**Directions:** Take the lines from the head of the listing through the one bearing "26, 28, 30];" and copy them exactly, leaving every picture out.

**Data block:**
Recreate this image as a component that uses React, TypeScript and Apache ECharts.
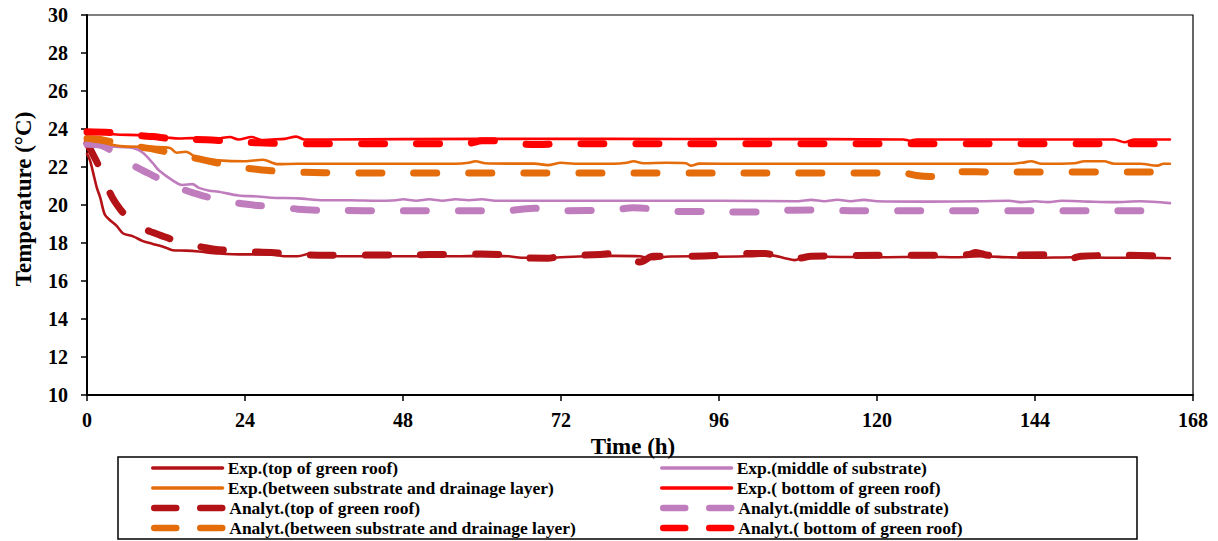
import React, { useEffect, useRef } from "react";
import * as echarts from "echarts";

// Time ticks and temperature ticks
const xTicks = [0, 24, 48, 72, 96, 120, 144, 168];
const yTicks = [10, 12, 14, 16, 18, 20, 22, 24, 26, 28, 30];

const names = {
  expTop: "Exp.(top of green roof)",
  expMid: "Exp.(middle of substrate)",
  expBetween: "Exp.(between substrate and drainage layer)",
  expBottom: "Exp.( bottom of green roof)",
  anTop: "Analyt.(top of green roof)",
  anMid: "Analyt.(middle of substrate)",
  anBetween: "Analyt.(between substrate and drainage layer)",
  anBottom: "Analyt.( bottom of green roof)",
};

// [time (h), temperature (°C)]
const expTop = [
  [0, 22.7], [0.5, 22.3], [1, 21.6], [1.5, 20.9], [2, 20.4], [2.7, 19.5], [3.5, 19.2], [4.5, 18.9],
  [5.5, 18.5], [7, 18.35], [8.5, 18.1], [10, 17.95], [12, 17.75], [13, 17.62], [15, 17.6], [17, 17.55],
  [20, 17.45], [24, 17.4], [28, 17.4], [30, 17.3], [32, 17.3], [34, 17.45], [36, 17.3], [40, 17.3],
  [48, 17.3], [56, 17.3], [60, 17.32], [64, 17.3], [66, 17.22], [70, 17.22], [72, 17.25], [76, 17.3],
  [80, 17.32], [84, 17.3], [86, 17.15], [88, 17.28], [92, 17.3], [96, 17.28], [100, 17.3], [104, 17.35],
  [106, 17.2], [107.5, 17.1], [109, 17.25], [112, 17.28], [120, 17.25], [128, 17.28], [132, 17.25],
  [136, 17.3], [140, 17.25], [144, 17.22], [150, 17.25], [156, 17.22], [160, 17.22], [164.5, 17.2],
];
const anTop = [
  [0, 23.25], [1, 22.6], [2, 21.9], [3, 21.0], [4, 20.3], [5, 19.8], [6, 19.4], [8, 18.85], [10, 18.55],
  [12, 18.3], [14, 18.05], [16, 17.9], [18, 17.75], [20, 17.65], [24, 17.55], [28, 17.5], [32, 17.4],
  [36, 17.35], [48, 17.38], [56, 17.4], [60, 17.42], [64, 17.35], [66, 17.22], [70, 17.2], [72, 17.3],
  [78, 17.4], [80, 17.45], [82, 17.3], [84, 17.0], [86, 17.3], [90, 17.3], [96, 17.35], [99, 17.45],
  [103, 17.45], [106, 17.2], [108, 17.2], [110, 17.3], [120, 17.35], [130, 17.35], [134, 17.4],
  [135, 17.5], [137, 17.35], [146, 17.38], [148, 17.3], [149, 17.15], [151, 17.3], [158, 17.35], [164.5, 17.3],
];
const expMid = [
  [0, 23.3], [1, 23.2], [3, 23.1], [5, 23.05], [7, 23.0], [8.5, 22.75], [10, 22.2], [11, 21.8], [13, 21.3],
  [14.5, 21.05], [16, 21.1], [17, 20.9], [18.6, 20.75], [20, 20.7], [23, 20.5], [26, 20.45], [28, 20.38],
  [32, 20.35], [36, 20.25], [40, 20.25], [44, 20.22], [47, 20.25], [48, 20.3], [50, 20.22], [52, 20.3],
  [54, 20.22], [56, 20.3], [58, 20.25], [60, 20.3], [62, 20.22], [64, 20.22], [80, 20.22], [96, 20.22],
  [108, 20.2], [110, 20.27], [112, 20.2], [114, 20.28], [116, 20.2], [118, 20.27], [120, 20.2], [128, 20.18],
  [136, 20.2], [140, 20.22], [142, 20.15], [144, 20.2], [146, 20.15], [148, 20.22], [152, 20.18],
  [156, 20.15], [160, 20.2], [164.5, 20.1],
];
const anMid = [
  [0, 23.2], [2, 23.15], [4, 22.8], [6, 22.3], [8, 21.9], [10, 21.55], [12, 21.2], [14, 20.9], [16, 20.65],
  [18, 20.45], [20, 20.25], [22, 20.15], [24, 20.05], [26, 19.97], [30, 19.88], [32, 19.78], [36, 19.72],
  [48, 19.7], [60, 19.7], [64, 19.7], [66, 19.78], [68, 19.83], [72, 19.7], [80, 19.75], [83, 19.85],
  [85, 19.82], [88, 19.7], [90, 19.66], [94, 19.66], [98, 19.63], [102, 19.63], [106, 19.72], [111, 19.74],
  [116, 19.7], [164.5, 19.7],
];
const expBetween = [
  [0, 23.4], [2, 23.3], [5, 23.1], [10, 23.05], [12.6, 23.0], [13.6, 22.75], [15, 22.8], [16.7, 22.5],
  [20, 22.35], [24, 22.3], [26.7, 22.38], [29, 22.15], [32, 22.17], [40, 22.17], [56, 22.17], [58, 22.22],
  [59, 22.3], [60.5, 22.2], [64, 22.18], [68, 22.18], [70, 22.1], [72, 22.22], [74, 22.17], [80, 22.17],
  [82, 22.22], [83, 22.3], [84.5, 22.2], [88, 22.22], [91, 22.2], [91.7, 22.07], [93, 22.18], [100, 22.17],
  [120, 22.17], [140, 22.17], [142, 22.22], [143.4, 22.3], [145, 22.17], [150, 22.2], [151.5, 22.3],
  [154.5, 22.3], [156, 22.17], [160, 22.17], [162.6, 22.07], [163.5, 22.17], [164.5, 22.17],
];
const anBetween = [
  [0, 23.5], [2, 23.45], [4, 23.3], [6, 23.15], [8, 23.05], [10, 22.95], [12, 22.8], [14, 22.65],
  [16, 22.5], [18, 22.35], [20, 22.2], [22, 22.05], [24, 21.95], [26, 21.87], [28, 21.8], [30, 21.75],
  [36, 21.7], [48, 21.68], [100, 21.68], [124, 21.68], [126, 21.55], [128, 21.5], [129, 21.52],
  [130, 21.75], [140, 21.74], [164.5, 21.74],
];
const expBottom = [
  [0, 23.9], [1, 23.85], [3, 23.75], [5, 23.7], [8, 23.68], [10, 23.6], [12, 23.55], [14, 23.5],
  [16, 23.52], [18, 23.45], [20, 23.5], [21.7, 23.58], [23, 23.45], [25, 23.58], [26.5, 23.42],
  [28, 23.45], [30, 23.48], [31.8, 23.6], [33, 23.45], [36, 23.45], [60, 23.48], [80, 23.48],
  [100, 23.47], [124, 23.45], [125, 23.38], [126, 23.45], [156, 23.45], [157.6, 23.3], [159, 23.45],
  [164.5, 23.45],
];
const anBottom = [
  [0, 23.85], [4, 23.8], [6, 23.7], [8, 23.65], [10, 23.6], [12, 23.52], [14, 23.45], [16, 23.45],
  [20, 23.4], [24, 23.3], [28, 23.25], [32, 23.22], [48, 23.22], [58, 23.25], [60, 23.38], [63, 23.38],
  [65, 23.25], [68, 23.18], [72, 23.22], [164.5, 23.22],
];

const C_TOP = "#B31217";
const C_MID = "#C07DBE";
const C_BETWEEN = "#E46C0A";
const C_BOTTOM = "#FF0000";

const FONT = "Liberation Serif";

export default function App() {
  const ref = useRef<HTMLDivElement>(null);

  useEffect(() => {
    if (!ref.current) return;
    const chart = echarts.init(ref.current, undefined, { renderer: "svg" });

    const solid = (name: string, data: number[][], color: string) => ({
      name,
      type: "line",
      data,
      symbol: "none",
      smooth: 0.3,
      lineStyle: { color, width: 2.6, cap: "round", join: "round" },
      itemStyle: { color },
      z: 3,
    });
    const dashed = (name: string, data: number[][], color: string) => ({
      name,
      type: "line",
      data,
      symbol: "none",
      smooth: 0.3,
      lineStyle: { color, width: 7, type: [23, 32], cap: "round", join: "round" },
      itemStyle: { color },
      z: 2,
    });

    const legendText = { fontFamily: FONT, fontWeight: 700, fontSize: 17.5, color: "#000" };
    const rowCenters = [468, 488, 508, 528];
    const legendItem = (name: string, left: number, row: number, isDashed: boolean) => ({
      orient: "vertical",
      left,
      top: rowCenters[row] - 9,
      padding: 0,
      itemWidth: 70,
      itemHeight: 18,
      itemGap: 0,
      textStyle: legendText,
      itemStyle: { opacity: 0, color: "transparent", borderWidth: 0 },
      lineStyle: isDashed
        ? { width: 6.5, type: [22, 24], cap: "round" }
        : { width: 3.3, type: "solid", cap: "round" },
      data: [name],
    });

    chart.setOption({
      animation: false,
      grid: {
        left: 87,
        right: 25,
        top: 15,
        bottom: 146,
        show: true,
        borderColor: "#000",
        borderWidth: 1.2,
      },
      xAxis: {
        type: "value",
        min: xTicks[0],
        max: xTicks[xTicks.length - 1],
        interval: 24,
        name: "Time (h)",
        nameLocation: "middle",
        nameGap: 37,
        nameTextStyle: {
          fontFamily: FONT,
          fontWeight: 700,
          fontSize: 23,
          color: "#000",
          padding: [0, 14, 0, 0],
        },
        axisLine: { show: true, lineStyle: { color: "#000", width: 2 } },
        axisTick: { show: true, inside: false, length: 6, lineStyle: { color: "#000", width: 1.5 } },
        axisLabel: { fontFamily: FONT, fontWeight: 700, fontSize: 20, color: "#000", margin: 15 },
        splitLine: { show: false },
      },
      yAxis: {
        type: "value",
        min: yTicks[0],
        max: yTicks[yTicks.length - 1],
        interval: 2,
        name: "Temperature (°C)",
        nameLocation: "middle",
        nameGap: 52,
        nameTextStyle: {
          fontFamily: FONT,
          fontWeight: 700,
          fontSize: 23,
          color: "#000",
          padding: [0, 0, 0, 12],
        },
        axisLine: { show: true, lineStyle: { color: "#000", width: 2 } },
        axisTick: { show: true, inside: false, length: 6, lineStyle: { color: "#000", width: 1.5 } },
        axisLabel: { fontFamily: FONT, fontWeight: 700, fontSize: 20, color: "#000", margin: 19 },
        splitLine: { show: false },
      },
      legend: [
        legendItem(names.expTop, 151, 0, false),
        legendItem(names.expBetween, 151, 1, false),
        legendItem(names.anTop, 151, 2, true),
        legendItem(names.anBetween, 151, 3, true),
        legendItem(names.expMid, 660, 0, false),
        legendItem(names.expBottom, 660, 1, false),
        legendItem(names.anMid, 660, 2, true),
        legendItem(names.anBottom, 660, 3, true),
      ],
      graphic: [
        {
          type: "rect",
          shape: { x: 118, y: 457, width: 1019, height: 82 },
          style: { fill: "none", stroke: "#000", lineWidth: 1.5 },
          silent: true,
        },
      ],
      series: [
        dashed(names.anTop, anTop, C_TOP),
        dashed(names.anMid, anMid, C_MID),
        dashed(names.anBetween, anBetween, C_BETWEEN),
        dashed(names.anBottom, anBottom, C_BOTTOM),
        solid(names.expTop, expTop, C_TOP),
        solid(names.expMid, expMid, C_MID),
        solid(names.expBetween, expBetween, C_BETWEEN),
        solid(names.expBottom, expBottom, C_BOTTOM),
      ],
    });

    return () => chart.dispose();
  }, []);

  return (
    <div
      ref={ref}
      style={{ position: "fixed", left: 0, top: 0, width: 1218, height: 541, background: "#fff" }}
    />
  );
}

**Full answer:**
Recreate this image as a component that uses React, TypeScript and Apache ECharts.
import React, { useEffect, useRef } from "react";
import * as echarts from "echarts";

// Time ticks and temperature ticks
const xTicks = [0, 24, 48, 72, 96, 120, 144, 168];
const yTicks = [10, 12, 14, 16, 18, 20, 22, 24, 26, 28, 30];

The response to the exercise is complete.